Паша всё ещё не мог прийти в себя от такого странного перехода темы разговора, к которому так долго готовился, но отчего-то это было так приятно – снова увидеть прежнюю Людвику, не холодную, взрослую чужестранку-Людвику, как он её про себя уже окрестил, а ту, знакомую с детства, задорную, всегда верховодящую в их компании девчонку, которой они беспрекословно, в случае Саши – не сразу, а через некоторое время, но всё равно подчинялись, и оттого ему сразу стало легко и забавно, почти так же, как тогда, когда он увидел солдатиков на столе у Витольда. Он даже обрадовался, что она не дала ему начать тяжёлый разговор о накопленных за время разлуки обидах и страданиях, которые она ему принесла своим отсутствием, а ещё больше – молчанием.
Жуя бутерброды, Паша и Людвика переглянулись, и одновременно рассмеялись, теперь уже не как два отдалившихся друг от друга человека, а как два товарища по играм.
– Ну а ты-то как? – спросила Людвика.
– Я-то? – переспросил Паша, но сам не знал, как ответить – ведь теперь уже было хорошо, и не скажешь, что плохо. – Слушай, а я, пока тебя не было, научился в карты играть.
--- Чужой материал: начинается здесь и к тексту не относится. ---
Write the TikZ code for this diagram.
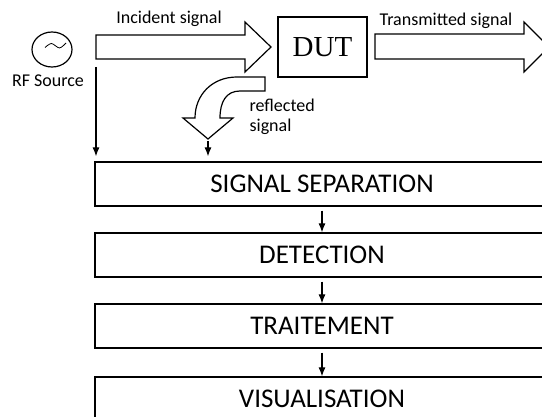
\documentclass[tikz,border=0pt]{standalone}
\usepackage{fontspec}
\setmainfont{Carlito}
\newfontfamily\dutfont{Liberation Serif}
\usetikzlibrary{shapes,arrows.meta,positioning,calc}

\begin{document}
\begin{tikzpicture}[x=1pt, y=-1pt, line width=1.2pt]
  \tikzstyle{stage}=[rectangle, draw, minimum width=454pt, minimum height=44pt, font=\fontsize{27}{30}\selectfont]
  \tikzstyle{lbl}=[font=\fontsize{18}{20}\selectfont, inner sep=0pt]
  \tikzstyle{flow}=[-{Latex[length=9pt,width=7pt]}]
  \tikzstyle{bigarrow}=[draw, fill=white, line join=miter]

  \useasboundingbox (0,0) rectangle (542,417);
  \clip (0,0) rectangle (542,417);

  \node[draw, ellipse, minimum width=40pt, minimum height=35pt, inner sep=0pt] (rf) at (52,49.5) {};
  \draw[line width=0.8pt] plot[smooth] coordinates {(45,47.5) (51.5,43.5) (59.5,48) (66,43)};
  \node[lbl] (rflbl) at (48,81) {RF Source};

  \draw[bigarrow] (96,35) -- (245,35) -- (245,22) -- (271,47) -- (245,72) -- (245,59) -- (96,59) -- cycle;
  \node[lbl] (inclbl) at (169,19) {Incident signal};

  \node[draw, minimum width=89pt, minimum height=60pt, font=\dutfont\fontsize{29}{31}\selectfont] (dut) at (322.5,47) {DUT};

  \draw[bigarrow] (375,34) -- (524,34) -- (524,22) -- (549,47) -- (524,72) -- (524,59) -- (375,59) -- cycle;
  \node[lbl] (trlbl) at (446,21) {Transmitted signal};

  \draw[bigarrow] (265,77) -- (237,77) .. controls (212,77) and (195,95) .. (195,118) -- (183,118) -- (208,139) -- (233,118) -- (220,118) .. controls (220,102) and (226,91) .. (240,91) -- (265,91) -- cycle;
  \node[lbl, anchor=north west, align=left] (refllbl) at (249,98) {reflected\\signal};

  \node[stage] (sep) at (322,184) {SIGNAL SEPARATION};
  \node[stage] (det) at (322,255) {DETECTION};
  \node[stage] (trt) at (322,326) {TRAITEMENT};
  \node[stage] (vis) at (322,399) {VISUALISATION};

  \coordinate (rfout) at (96,67);
  \coordinate (refltip) at (208,141);
  \draw[flow, shorten >=5pt] (rfout) -- (rfout |- sep.north);
  \draw[flow, shorten >=5pt] (refltip) -- (refltip |- sep.north);
  \draw[flow, shorten <=4pt] (sep.south) -- (det.north);
  \draw[flow, shorten <=4pt] (det.south) -- (trt.north);
  \draw[flow, shorten <=4pt] (trt.south) -- (vis.north);
\end{tikzpicture}
\end{document}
В преферанс! – гордо выпалил Паша.
– Да ну! – искренне удивилась Людвика, намазывая второй бутерброд Глафириной томат-пастой, думая: «Вот крику-то будет, кинется зажарку для борща делать, а банка – наполовину пуста!»
– Ага, – промычал Паша, запивая свой бутерброд чаем. – Ты только никому не говори, – вспомнил он про строгую секретность Студебекерского предприятия, – но я с ребятами кое-какими познакомился, и они того, настоящие асы!
– Так вы что, на деньги играете? – удивилась Людвика, не ожидая от Паши такой дерзкой выходки.
Паша потупился и невразумительно отнекился:
– Не то что бы на деньги, а на очки, – врать Людвике он не умел, но тайн клуба выдавать тоже не хотелось, поэтому пришлось сказать полуправду. – Ну кто больше всего наберёт, – добавил он, – тот и выигрывает.
– А потом? – не без лукавства спросила Людвика.
– А потом, потом – шампанское рекой, в честь победителя.